A WOMAN SHOULD HAVE ..  ....
a good piece of furniture not previously owned by anyone else in her
family...
[check. With a FATTY bill that needs to be paid. LoL!]
4 years later, all the furniture I had in 2009 has been paid off and is now the "furniture previously owned by a family member" sitting in my Mom, Uncle, and Brother's house. I now own all of my furniture, paid in full at purchase. God is so good! CHECK.

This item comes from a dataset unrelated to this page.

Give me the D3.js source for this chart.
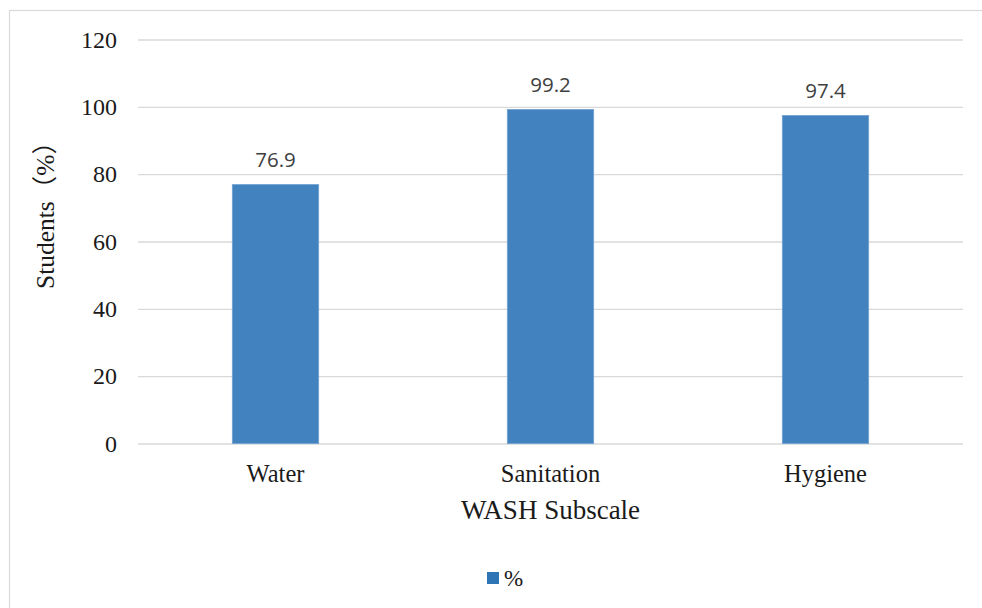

A WOMAN SHOULD HAVE ..  ...  .
eight matching plates, wine glasses with stems, and a recipe for a meal
that will make her guests feel honoured...
[no check. Since I've only lived with 3 other people, I've only had the 4 ppl sets. haha. but I'll gett to workin on that.]
This is funny too. Because my Husby and I live alone, we've only shopped for 4-6 place settings. In due time I know we will move up to an 8-place-setting life, however, we are functioning with a 6-seater table, with only 2 seats occupied during dinner time. The other 4 seats are either collecting dust, or serving as a shelf for my school books and class materials. So, UNCHECK.

A WOMAN SHOULD HAVE .  .... .
a feeling of control over her destiny...
[check. I was born with that feeling.]
Double check. I concur with my 2009 answer.

EVERY WOMAN SHOULD KNOW..  ..... .
how to fall in love without losing herself.
[no check. I'm a wreck. HA! LoL. It's all good, I'm gettin' back!]
Hmmm, considering I've gained roughly 15lbs since I got married (8 months ago) I'll uncheck this LOL.

EVERY WOMAN SHOULD KNOW... ........
how to quit a job,
break up with a lover,
and confront a friend without;
ruining the friendship...
[check. check. and super check. I got skillz man!]
Check, DOUBLE CHECK, and CHECKETY CHECK.

EVERY WOMAN SHOULD KNOW.  .....
when to try harder... and WHEN TO WALK AWAY...
[check. Yes Lord, thank you for that wisdom I always asked for!]
Check. And check. Wisdom is still important to me 4 years later.

EVERY WOMAN SHOULD KNOW.  ..... ..
that she can't change the length of her calves,
the width of her hips, or the nature of her parents..
[check. I'm content with the way I look, and if ever I am not, I will do something about it. :) and Momz and Pops? I wouldn't change their nature for the world]
My answer in 2009 makes me smile. I remember growing into loving my body in 2009, because I had gained so much weight and was so incredibly over trying to please everyone else about the way I looked. I was happy, and I still am today. CHECK.

EVERY WOMAN SHOULD KNOW.. ........
that her childhood may not have been perfect...but it's over...
[check. LoL!!!]
Haha, yes, check.

EVERY WOMAN SHOULD KNOW. ...........
what she would and wouldn't do for love or more...
[no check. still getting there. LoL.]
CHECK. I'm well within my views of the world to not go to certain places anymore. 

EVERY WOMAN SHOULD KNOW.. ...
how to live alone... even if she doesn't like it...
[check. I know how to, and honestly, I like it. :) but I enjoy the company too.]
2010 was my year of solitude (unbeknownst to me at the time of blogging this). I didn't live alone, but I did many of things alone, go to megachurch services alone, eat at restaurants alone, shop alone, etc, etc. I have never felt so much spiritual growth in my life. All of this alone time made me value myself so much more. It confirmed how confident I was in my self. It allowed me to build upon my own strengths, courage, and esteem. It was a wonderful year of silence, solitude, and change. CHECK.

EVERY WOMAN SHOULD KNOW..  .....
whom she can trust,
whom she can't,
and why she shouldn't take it personally...
[check. I've learned the hard way on several occasions, but I cannot control people's mouths or opinions, and I will never try.]
Yep. Check.EVERY WOMAN SHOULD KNOW... ....
where to go...
be it to her best friend's kitchen table...
or a charming inn in the woods....
when her soul needs soothing...
[no check... yet. Still trying to figure that out, since most of my soul healing begins within me.]
Dinner with my husband... at my own kitchen table. Oh... and manicure/pedicure chairs hehe. CHECK.


EVERY WOMAN SHOULD KNOW... ....
what she can and can't accomplish in a day...
a month...and a year...
[half check. I think I have a good estimate of time in that sense. lol]
Sometimes I think I'm superwoman! Half check... still grasping this.